Revenues of 5.312 billion euros ($6.35 billion) in the three months to November 30 marked a decline of 2.6 percent from the previous year, due to a lower U.S. dollar and Brazilian Real currency.
On a like-for-like basis, revenues were up 1.9 percent, coming behind market expectations of 2.3 percent growth.
Sodexo kept its forecast for revenue growth of between 2-4 percent and a flat operating margin at 6.5 percent of sales for the full year ending August 31, 2018, when excluding acquisitions and currency.
The shares were down 2.6 percent at 107.45 euros in early session trading - the worst performing stock on France's benchmark CAC-40 .FCHI index.
“Sodexo’s valuation is expensive given its weak growth profile with lower organic and EPS (earnings per share) growth than its peers,” said Berenberg analysts in a note.
“We remain sellers with a price target of 92 euros. In the space, we continue to prefer Compass,” they added.
Sodexo trades at 19.5 times its estimated full year earnings, above the average 17.9 times for the sector.
Sodexo, which bought a majority stake in FoodCheri - a French start-up delivering fresh meals in the Paris area - said its pipeline for new contracts was good and revenue should progressively improve in the coming quarters.
Landel saw good signs for the future from areas such as the French tourism sector, which is recovering after several Islamist attacks over 2015-2016.
He also saw positive signs from robust growth in the energy sector, where Sodexo provides services on oil and gas platforms and mining sites, and in the Asian and Latin American markets.

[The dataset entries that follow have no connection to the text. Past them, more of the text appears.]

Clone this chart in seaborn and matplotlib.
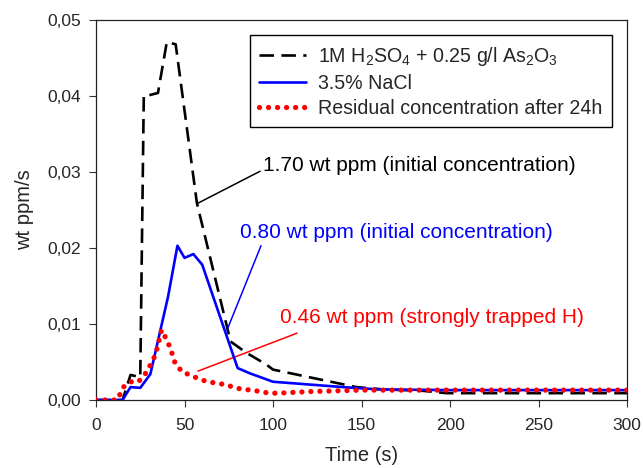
import numpy as np
import pandas as pd
import matplotlib
matplotlib.use("Agg")
import matplotlib.pyplot as plt
from matplotlib.ticker import FuncFormatter
import seaborn as sns

# --- data ---
t_acid = [0, 5, 10, 15, 19.5, 25, 27, 30, 35, 40, 45, 57, 76, 85, 96, 100, 147, 162, 185, 198, 250, 300]
h_acid = [0, 0, 0, 0, 0.0033, 0.0030, 0.0401, 0.0401, 0.0404, 0.0471, 0.0468, 0.0259, 0.0077,
          0.0062, 0.0047, 0.0040, 0.0017, 0.0014, 0.0012, 0.0009, 0.0009, 0.0009]

t_nacl = [0, 5, 10, 15, 19.5, 25, 30.7, 40.7, 46, 50, 55, 60, 80, 87, 100, 145, 160, 200, 250, 300]
h_nacl = [0, 0, 0, 0, 0.0017, 0.0016, 0.0034, 0.0136, 0.0203, 0.0187, 0.0192, 0.0178, 0.0042,
          0.0035, 0.0024, 0.0016, 0.0014, 0.0013, 0.0013, 0.0013]

t_resid = [0, 5, 10, 12, 15.5, 19.5, 24, 28, 30.7, 33.5, 35, 37, 40, 42, 44.6, 48.6, 53, 58, 63,
           68.5, 73.6, 78.7, 83, 88, 93, 98, 103, 120, 150, 200, 250, 300]
h_resid = [0, 0, 0, 0, 0.0017, 0.0024, 0.0024, 0.0035, 0.0046, 0.0059, 0.0072, 0.0092, 0.0079,
           0.0068, 0.0049, 0.0037, 0.0033, 0.0028, 0.0024, 0.0022, 0.0020, 0.0016, 0.0014,
           0.0013, 0.0011, 0.0009, 0.0009, 0.0011, 0.0013, 0.0013, 0.0013, 0.0013]

labels = [r"1M H$_\mathregular{2}$SO$_\mathregular{4}$ + 0.25 g/l As$_\mathregular{2}$O$_\mathregular{3}$",
          "3.5% NaCl",
          "Residual concentration after 24h"]

sns.set_style("ticks")
plt.rcParams["font.family"] = ["Liberation Sans", "DejaVu Sans"]
plt.rcParams["mathtext.fontset"] = "custom"
plt.rcParams["mathtext.rm"] = "Liberation Sans"

fig = plt.figure(figsize=(6.43, 4.68), dpi=100)
ax = fig.add_axes([0.1493, 0.1453, 0.8260, 0.8120])

df_acid = pd.DataFrame({"t": t_acid, "h": h_acid})
df_nacl = pd.DataFrame({"t": t_nacl, "h": h_nacl})
df_resid = pd.DataFrame({"t": t_resid, "h": h_resid})

sns.lineplot(data=df_acid, x="t", y="h", ax=ax, color="black", lw=1.9,
             label=labels[0], zorder=2)
ax.lines[-1].set_dashes((5.5, 2.8))
sns.lineplot(data=df_nacl, x="t", y="h", ax=ax, color="#0000ff", lw=1.9,
             label=labels[1], zorder=3)
sns.lineplot(data=df_resid, x="t", y="h", ax=ax, color="#ff0000", lw=3.8,
             label=labels[2], zorder=4)
ax.lines[-1].set_linestyle((0, (0.01, 1.7)))
ax.lines[-1].set_dash_capstyle("round")

ax.set_xlim(0, 300)
ax.set_ylim(0, 0.05)
ax.set_xticks(np.arange(0, 301, 50))
ax.set_yticks(np.arange(0, 0.0501, 0.01))
ax.yaxis.set_major_formatter(FuncFormatter(lambda v, p: f"{v:.2f}".replace(".", ",")))
ax.tick_params(direction="out", length=5, width=0.8, labelsize=12.5, color="#333333")
ax.tick_params(axis="x", pad=8)
ax.tick_params(axis="y", pad=6)
for s in ax.spines.values():
    s.set_visible(True)
    s.set_linewidth(0.9)
    s.set_color("#222222")

ax.set_xlabel("Time (s)", fontsize=14.5, labelpad=9)
ax.set_ylabel("wt ppm/s", fontsize=14.5, labelpad=9)

leg = ax.legend(loc="upper right", bbox_to_anchor=(0.972, 0.9605), fontsize=14.1,
                frameon=True, fancybox=False, framealpha=1, edgecolor="black",
                handlelength=2.4, handletextpad=0.6, labelspacing=0.3, borderpad=0.5,
                borderaxespad=0)
leg.get_frame().set_linewidth(1.0)

# annotations (text + leader lines)
ax.text(94.3, 0.0309, "1.70 wt ppm (initial concentration)", color="black", fontsize=15,
        ha="left", va="center")
ax.plot([92.7, 57.6], [0.0301, 0.0259], color="black", lw=1.1)
ax.text(81.4, 0.0221, "0.80 wt ppm (initial concentration)", color="#0000ff", fontsize=15,
        ha="left", va="center")
ax.plot([93.2, 74.0], [0.0203, 0.0092], color="#0000ff", lw=1.1)
ax.text(104.0, 0.0108, "0.46 wt ppm (strongly trapped H)", color="#ff0000", fontsize=15,
        ha="left", va="center")
ax.plot([113.6, 57.6], [0.0088, 0.0038], color="#ff0000", lw=1.1)

fig.savefig("out.png", dpi=100)
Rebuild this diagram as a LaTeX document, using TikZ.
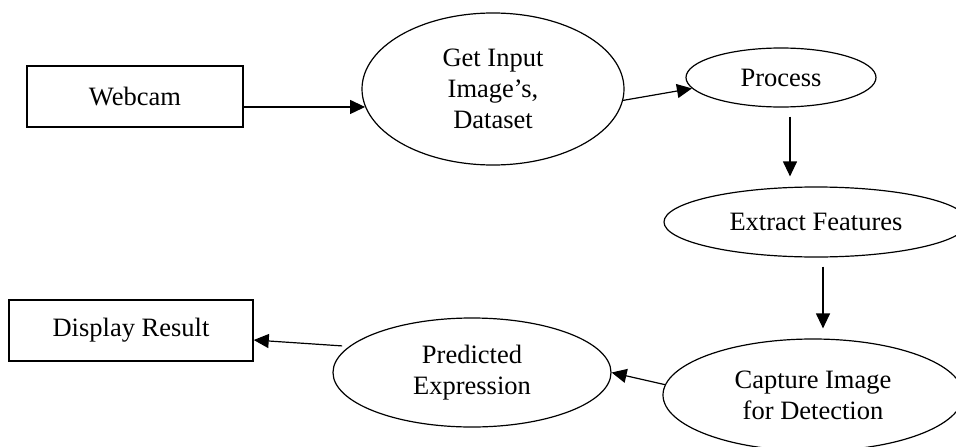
\documentclass[tikz,border=0pt]{standalone}
\usepackage{fontspec}
\setmainfont{Liberation Serif}
\usetikzlibrary{shapes.geometric,arrows.meta}
\tikzset{
  box/.style={draw, line width=1.5pt, rectangle, inner sep=0pt, font=\fontsize{26.5}{31}\selectfont},
  oval/.style={draw, line width=1.2pt, ellipse, inner sep=0pt, align=center, font=\fontsize{26.5}{31}\selectfont},
  arr/.style={line width=1.2pt, -{Triangle[length=15pt,width=14pt]}}
}
\begin{document}
\begin{tikzpicture}[x=1pt,y=-1pt]
\useasboundingbox (0,0) rectangle (956,447);
\node[box, minimum width=216pt, minimum height=61pt] (web) at (135,96.5) {Webcam};
\node[oval, minimum width=262pt, minimum height=152pt] (gi) at (493,89) {Get Input\\Image’s,\\Dataset};
\node[oval, minimum width=190pt, minimum height=59pt] (pr) at (781,77.5) {Process};
\node[oval, minimum width=304pt, minimum height=70pt] (ex) at (816,222) {Extract Features};
\node[oval, minimum width=300pt, minimum height=112pt] (cap) at (813,395) {Capture Image\\for Detection};
\node[oval, minimum width=278pt, minimum height=109pt] (pred) at (472,372.5) {Predicted\\Expression};
\node[box, minimum width=244pt, minimum height=61pt] (disp) at (131,330.5) {Display Result};

\draw[arr] (gi.188 -| web.east) -- (gi.188);
\draw[arr] (gi.-5) -- (pr.187);
\draw[arr, shorten <=9pt, shorten >=10pt] ([xshift=9pt]pr.south) -- ([xshift=9pt]pr.south |- ex.north);
\draw[arr, shorten <=9pt, shorten >=10pt] ([xshift=7pt]ex.south) -- ([xshift=7pt]ex.south |- cap.north);
\draw[arr] (cap.176) -- (pred.east);
\draw[arr, shorten <=7pt] (pred.168) -- ([yshift=-9.5pt]disp.east);
\end{tikzpicture}
\end{document}
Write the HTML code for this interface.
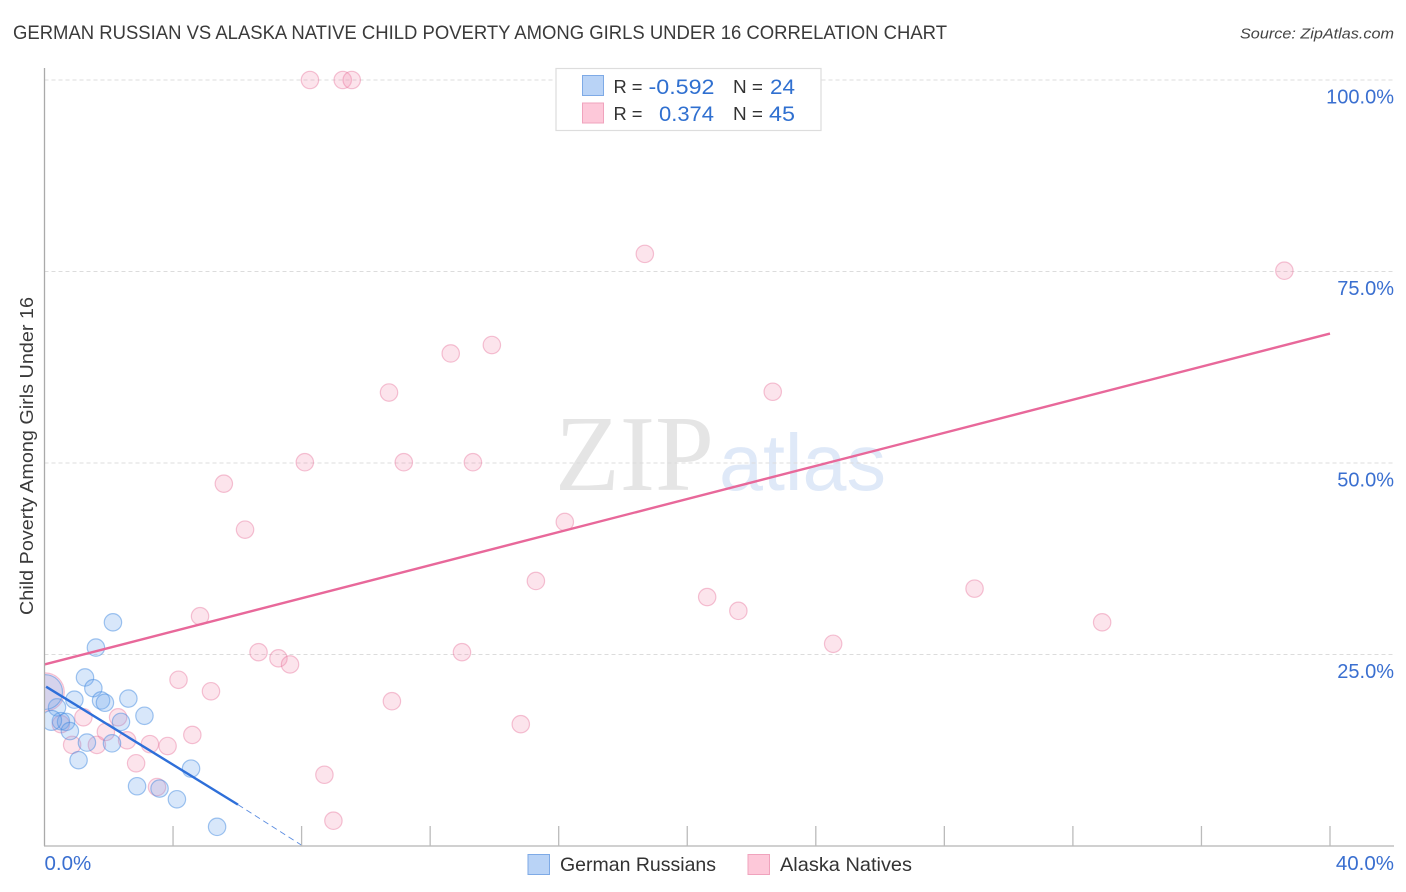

Earlier this week Sodexo signed a global partnership deal with Huawei (002502.SZ), in the latest major Chinese contract for a French blue-chip company struck during President Emmanuel Macron’s trip to China.
Sodexo’s veteran Chief Executive Michel Landel will retire at its annual shareholders meeting on January 23, 2018. He will be replaced by digital boss Denis Machuel, who became a deputy CEO in September 2017 working alongside Landel.